NEW YORK (AP) — Robert De Niro walked onto Carnegie Hall's stage Tuesday night, unannounced and to loud applause. He didn't make any speeches, at least none of his own. After a career defined by playing gangsters, an avenging taxi driver and a paranoid prize fighter, the Oscar-winning actor recited a call for civility, as first spoken by Abraham Lincoln.

“Reason, cold, calculating, unimpassioned reason, must furnish all the materials for our future support and defense," De Niro said in an even voice, halting at first, but becoming firmer as he became caught up in words Lincoln delivered in 1838, early in his public life. “Let those materials be molded into general intelligence, sound morality, and in particular, a reverence for the constitution and laws."

De Niro was a featured performer at the 39th annual benefit concert for the nonprofit cultural and educational organization Tibet House US, where others appearing ranged from Laurie Anderson and Elvis Costello to Maya Hawke and Allison Russell. He didn't dwell on current events, or on President Donald Trump, whom he has denounced often fiercely over the past decade. But his reason for giving that particular speech had everything to do with the country today.

De Niro was reading excerpts from Lincoln's “Lyceum Address,” a warning against mob violence that Lincoln delivered to a young man's debating society in Springfield, Illinois. Philip Glass, a co-director of Tuesday night's benefit, used the address as inspiration for his Symphony No. 15, “Lincoln.” He was supposed to premiere his symphony at the Kennedy Center in June, but announced earlier this year that he was calling off the performance, citing Trump's ouster of the center's leadership. The president has made the venue a flashpoint for his battle against so-called “woke” culture.

“The values of the Kennedy Center today are in direct conflict with the message of the Symphony,” Glass said in a statement at the time.

Last month, Trump announced that the center would shut down in July for construction he expects to last two years. Numerous artists in addition to Glass had withdrawn from planned appearances, including Renée Fleming, Lin-Manuel Miranda and Bela Fleck.

Trump's name was rarely spoken by anyone during the nearly three-hour show Tuesday night.

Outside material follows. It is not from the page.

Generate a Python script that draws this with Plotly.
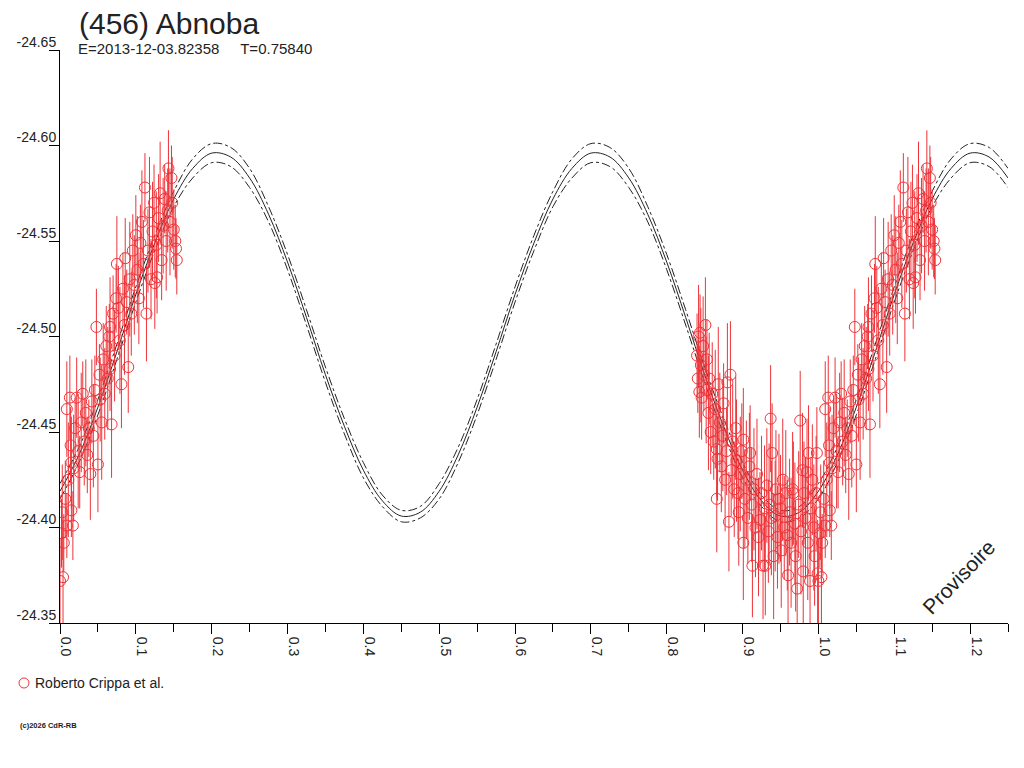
import plotly.graph_objects as go

# rotational phase / reduced magnitude of (456) Abnoba, Roberto Crippa et al.
phase_a = [0.000, 0.002, 0.003, 0.004, 0.005, 0.007, 0.009, 0.009, 0.011, 0.013,
           0.014, 0.015, 0.015, 0.017, 0.018, 0.020, 0.022, 0.024, 0.026, 0.028,
           0.030, 0.032, 0.034, 0.036, 0.038, 0.040, 0.042, 0.044, 0.046, 0.048,
           0.050, 0.052, 0.053, 0.055, 0.057, 0.059, 0.061, 0.063, 0.065, 0.066,
           0.066, 0.068, 0.070, 0.072, 0.074, 0.075, 0.077, 0.079, 0.081, 0.083,
           0.085, 0.086, 0.088, 0.090, 0.092, 0.094, 0.096, 0.098, 0.100, 0.102,
           0.104, 0.106, 0.108, 0.110, 0.112, 0.114, 0.116, 0.118, 0.120, 0.122,
           0.124, 0.125, 0.127, 0.128, 0.130, 0.132, 0.134, 0.136, 0.138, 0.140,
           0.142, 0.143, 0.145, 0.147, 0.148, 0.150, 0.152, 0.153, 0.154]
mag_a = [-24.372, -24.397, -24.408, -24.374, -24.392, -24.415, -24.401, -24.462, -24.425, -24.468,
         -24.443, -24.409, -24.434, -24.401, -24.431, -24.452, -24.468, -24.440, -24.429, -24.455,
         -24.470, -24.445, -24.460, -24.438, -24.452, -24.428, -24.466, -24.448, -24.472, -24.505,
         -24.433, -24.480, -24.467, -24.455, -24.488, -24.470, -24.495, -24.478, -24.500, -24.483,
         -24.505, -24.454, -24.512, -24.490, -24.520, -24.538, -24.515, -24.498, -24.475, -24.525,
         -24.506, -24.541, -24.518, -24.484, -24.530, -24.512, -24.545, -24.527, -24.553, -24.535,
         -24.520, -24.549, -24.560, -24.538, -24.578, -24.512, -24.545, -24.565, -24.530, -24.555,
         -24.570, -24.528, -24.548, -24.531, -24.562, -24.575, -24.540, -24.558, -24.572, -24.550,
         -24.566, -24.588, -24.560, -24.583, -24.570, -24.556, -24.550, -24.546, -24.540]
err_a = [0.022, 0.018, 0.025, 0.030, 0.015, 0.020, 0.017, 0.025, 0.030, 0.022,
         0.020, 0.014, 0.024, 0.018, 0.028, 0.016, 0.021, 0.030, 0.019, 0.026,
         0.017, 0.023, 0.028, 0.020, 0.015, 0.024, 0.022, 0.027, 0.018, 0.020,
         0.025, 0.016, 0.022, 0.030, 0.019, 0.024, 0.021, 0.027, 0.017, 0.022,
         0.026, 0.028, 0.020, 0.024, 0.018, 0.025, 0.022, 0.028, 0.023, 0.019,
         0.026, 0.021, 0.017, 0.024, 0.030, 0.022, 0.019, 0.026, 0.021, 0.028,
         0.024, 0.020, 0.027, 0.023, 0.018, 0.025, 0.022, 0.029, 0.021, 0.026,
         0.020, 0.024, 0.028, 0.019, 0.023, 0.027, 0.021, 0.025, 0.018, 0.026,
         0.022, 0.020, 0.028, 0.017, 0.024, 0.021, 0.019, 0.016, 0.018]

phase_b = [0.840, 0.841, 0.842, 0.843, 0.844, 0.845, 0.846, 0.848, 0.849, 0.851,
           0.852, 0.853, 0.855, 0.856, 0.858, 0.860, 0.862, 0.864, 0.866, 0.866,
           0.867, 0.868, 0.870, 0.872, 0.874, 0.875, 0.877, 0.879, 0.880, 0.882,
           0.884, 0.885, 0.887, 0.889, 0.891, 0.892, 0.894, 0.895, 0.897, 0.899,
           0.901, 0.901, 0.903, 0.905, 0.907, 0.909, 0.910, 0.912, 0.913, 0.915,
           0.917, 0.919, 0.921, 0.923, 0.925, 0.927, 0.929, 0.930, 0.932, 0.934,
           0.935, 0.937, 0.938, 0.939, 0.941, 0.943, 0.944, 0.946, 0.948, 0.950,
           0.951, 0.953, 0.955, 0.957, 0.959, 0.960, 0.962, 0.964, 0.966, 0.967,
           0.969, 0.970, 0.972, 0.974, 0.976, 0.977, 0.979, 0.980, 0.981, 0.983,
           0.985, 0.986, 0.987, 0.989, 0.990, 0.992, 0.994, 0.995, 0.997, 0.998,
           0.999]
mag_b = [-24.490, -24.478, -24.500, -24.471, -24.502, -24.485, -24.468, -24.495, -24.480, -24.506,
         -24.472, -24.488, -24.460, -24.478, -24.450, -24.470, -24.445, -24.462, -24.441, -24.415,
         -24.436, -24.475, -24.455, -24.432, -24.448, -24.465, -24.425, -24.440, -24.476, -24.403,
         -24.480, -24.430, -24.445, -24.420, -24.452, -24.435, -24.418, -24.408, -24.428, -24.440,
         -24.446, -24.392, -24.415, -24.425, -24.405, -24.432, -24.439, -24.412, -24.380, -24.420,
         -24.400, -24.428, -24.395, -24.404, -24.418, -24.380, -24.410, -24.380, -24.422, -24.398,
         -24.412, -24.457, -24.405, -24.439, -24.385, -24.406, -24.420, -24.395, -24.415, -24.410,
         -24.388, -24.425, -24.400, -24.418, -24.396, -24.375, -24.408, -24.392, -24.420, -24.418,
         -24.402, -24.385, -24.368, -24.412, -24.456, -24.398, -24.430, -24.377, -24.418, -24.405,
         -24.429, -24.392, -24.439, -24.372, -24.410, -24.425, -24.400, -24.385, -24.418, -24.439,
         -24.376]
err_b = [0.022, 0.018, 0.027, 0.024, 0.020, 0.030, 0.022, 0.026, 0.019, 0.025,
         0.028, 0.021, 0.030, 0.024, 0.022, 0.027, 0.020, 0.031, 0.025, 0.028,
         0.022, 0.030, 0.026, 0.024, 0.029, 0.021, 0.027, 0.023, 0.031, 0.026,
         0.028, 0.024, 0.030, 0.025, 0.027, 0.032, 0.024, 0.028, 0.030, 0.025,
         0.027, 0.030, 0.026, 0.031, 0.024, 0.028, 0.025, 0.030, 0.027, 0.032,
         0.026, 0.029, 0.031, 0.025, 0.030, 0.028, 0.033, 0.026, 0.030, 0.027,
         0.032, 0.028, 0.030, 0.026, 0.033, 0.029, 0.031, 0.027, 0.034, 0.028,
         0.030, 0.032, 0.027, 0.033, 0.029, 0.031, 0.028, 0.034, 0.030, 0.027,
         0.032, 0.029, 0.031, 0.028, 0.026, 0.033, 0.030, 0.029, 0.027, 0.032,
         0.028, 0.030, 0.025, 0.031, 0.027, 0.029, 0.033, 0.026, 0.030, 0.024,
         0.028]

# fitted lightcurve over one cycle (phase step 0.025) and its dash-dot envelope
fit_phase = [i * 0.025 for i in range(41)]
fit_mag = [-24.419, -24.438, -24.463, -24.492, -24.522, -24.549, -24.572, -24.588, -24.596, -24.594,
           -24.583, -24.564, -24.539, -24.510, -24.480, -24.453, -24.430, -24.414, -24.406, -24.408,
           -24.419, -24.438, -24.463, -24.492, -24.522, -24.549, -24.572, -24.588, -24.596, -24.594,
           -24.583, -24.564, -24.539, -24.510, -24.480, -24.453, -24.430, -24.414, -24.406, -24.408,
           -24.419]
fit_hi = [-24.423, -24.442, -24.467, -24.496, -24.526, -24.553, -24.576, -24.593, -24.601, -24.599,
          -24.588, -24.568, -24.543, -24.514, -24.484, -24.457, -24.434, -24.417, -24.409, -24.411,
          -24.423, -24.442, -24.467, -24.496, -24.526, -24.553, -24.576, -24.593, -24.601, -24.599,
          -24.588, -24.568, -24.543, -24.514, -24.484, -24.457, -24.434, -24.417, -24.409, -24.411,
          -24.423]
fit_lo = [-24.415, -24.434, -24.459, -24.488, -24.518, -24.545, -24.568, -24.583, -24.591, -24.589,
          -24.578, -24.560, -24.535, -24.506, -24.476, -24.449, -24.426, -24.411, -24.403, -24.405,
          -24.415, -24.434, -24.459, -24.488, -24.518, -24.545, -24.568, -24.583, -24.591, -24.589,
          -24.578, -24.560, -24.535, -24.506, -24.476, -24.449, -24.426, -24.411, -24.403, -24.405,
          -24.415]

x_ticks = [0.0, 0.1, 0.2, 0.3, 0.4, 0.5, 0.6, 0.7, 0.8, 0.9, 1.0, 1.1, 1.2]
y_ticks = [-24.65, -24.60, -24.55, -24.50, -24.45, -24.40, -24.35]

PHASE_MAX = 1.25
RED = "#EE3338"
FONT = "Liberation Sans, Arial, sans-serif"


def wrap(ph, vals):
    # phase diagram runs past 1.0, so repeat the start of the cycle
    xs, ys = list(ph), list(vals)
    for p, v in zip(ph, vals):
        if p + 1 <= PHASE_MAX:
            xs.append(p + 1)
            ys.append(v)
    return xs, ys


fig = go.Figure()

fx, fy = wrap(fit_phase[:-1], fit_mag[:-1])
hx, hy = wrap(fit_phase[:-1], fit_hi[:-1])
lx, ly = wrap(fit_phase[:-1], fit_lo[:-1])
order = sorted(range(len(fx)), key=lambda i: fx[i])
for ys, dash in [(hy, "dashdot"), (ly, "dashdot"), (fy, "solid")]:
    fig.add_trace(go.Scatter(
        x=[fx[i] for i in order], y=[ys[i] for i in order],
        mode="lines", line=dict(color="#222222", width=1, dash=dash, shape="spline"),
        showlegend=False, hoverinfo="skip"))

ph_all = phase_a + phase_b
mag_all = mag_a + mag_b
err_all = err_a + err_b
dx, dy = wrap(ph_all, mag_all)
_, de = wrap(ph_all, err_all)

fig.add_trace(go.Scatter(
    x=dx, y=dy, mode="markers",
    marker=dict(symbol="circle-open", size=11, color=RED, line=dict(width=1, color=RED)),
    error_y=dict(type="data", array=de, visible=True, color=RED, thickness=1, width=0),
    showlegend=False))

# page body adds an 8px margin, so the figure is drawn 8px smaller
fig.update_layout(
    width=1016, height=760,
    margin=dict(l=52, r=16, t=42, b=145),
    paper_bgcolor="white", plot_bgcolor="white",
    font=dict(family=FONT, color="#222222"),
    showlegend=False,
)

fig.update_xaxes(
    range=[0, PHASE_MAX], showgrid=False, zeroline=False, automargin=False,
    showline=True, linecolor="#000000", linewidth=1,
    ticks="outside", ticklen=10, tickcolor="#000000",
    tickvals=x_ticks, ticktext=[f"{v:.1f}" for v in x_ticks],
    tickangle=90, tickfont=dict(size=14, color="#222222"),
    ticklabelshift=6,
    minor=dict(ticks="outside", ticklen=8, tickcolor="#000000", dtick=0.05, tick0=0, showgrid=False),
)
fig.update_yaxes(
    range=[-24.35, -24.65], showgrid=False, zeroline=False, automargin=False,
    showline=True, linecolor="#000000", linewidth=1,
    ticks="outside", ticklen=10, tickcolor="#000000",
    tickvals=y_ticks, ticktext=[f"{v:.2f}" for v in y_ticks],
    tickfont=dict(size=14, color="#222222"),
    ticklabelstandoff=-10, ticklabelshift=8,
)

fig.add_annotation(text="(456) Abnoba", xref="paper", yref="paper",
                   x=17 / 948, y=(623 - 23) / 573, xanchor="left", yanchor="middle",
                   showarrow=False, font=dict(size=30, color="#222222"))
fig.add_annotation(text="E=2013-12-03.82358\u00a0\u00a0\u00a0\u00a0\u00a0T=0.75840", xref="paper", yref="paper",
                   x=16 / 948, y=(623 - 48) / 573, xanchor="left", yanchor="middle",
                   showarrow=False, font=dict(size=15, color="#222222"))
fig.add_annotation(text="Provisoire", xref="paper", yref="paper",
                   x=(958 - 60) / 948, y=(623 - 577) / 573, xanchor="center", yanchor="middle",
                   textangle=-46, showarrow=False, font=dict(size=21, color="#222222"))
fig.add_annotation(text="Roberto Crippa et al.", xref="paper", yref="paper",
                   x=(33 - 60) / 948, y=(623 - 683) / 573, xanchor="left", yanchor="middle",
                   showarrow=False, font=dict(size=14, color="#222222"))
fig.add_annotation(text="<b>(c)2026 CdR-RB</b>", xref="paper", yref="paper",
                   x=(18 - 60) / 948, y=(623 - 725) / 573, xanchor="left", yanchor="middle",
                   showarrow=False, font=dict(size=7.5, color="#222222"))
# legend symbol
fig.add_shape(type="circle", xref="paper", yref="paper",
              xsizemode="pixel", ysizemode="pixel",
              xanchor=(24 - 60) / 948, yanchor=(623 - 683) / 573,
              x0=-5, x1=5, y0=-5, y1=5, line=dict(color=RED, width=1))

fig.write_html("out.html")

But the president was clearly on the minds of numerous performers who denounced the war against Iran, U.S. Immigration and Customs Enforcement and what they saw as a general spirit of violence and indifference. Costello, who had the crowd clapping along to “(What’s So Funny ’Bout) Peace, Love, and Understanding,” hardly needed to point out the relevance of a song written by Nick Lowe more than 50 years ago.

Costello appeared toward the end of the night, and spoke of listening backstage and marveling at the “millions” of meanings of what he had been hearing. Tuesday night was a tribute to experimentation and to the universality of music, a world's tour of sounds and rhythms. It began with an invocation by the Drepung Gomang Monks, continued through the avant-garde compositions of Glass and Anderson, and stopped along the way for folk, gospel, protest songs, Beat poetry, Broadway and such pillars of modern Western music as the Rolling Stones' “Wild Horses,” performed as a duet by Russell and Toro y Moi, and Paul McCartney's “Maybe I'm Amazed," sung by Toro y Moi, the stage name for Chaz Bear.

Tuesday night also featured an unfinished song by Christian Lee Hutson, who promised he would work on it some more, and a duet between Hutson and Hawke, daughter of Ethan Hawke and Uma Thurman. Her grandfather, the Buddhist scholar and Tibet House co-founder Robert Thurman, began the night with praise for the artists and a sermon on the right of everyone to be happy. He did not seem to doubt the current joy of his granddaughter; she married Hutson last month, on Valentine's Day.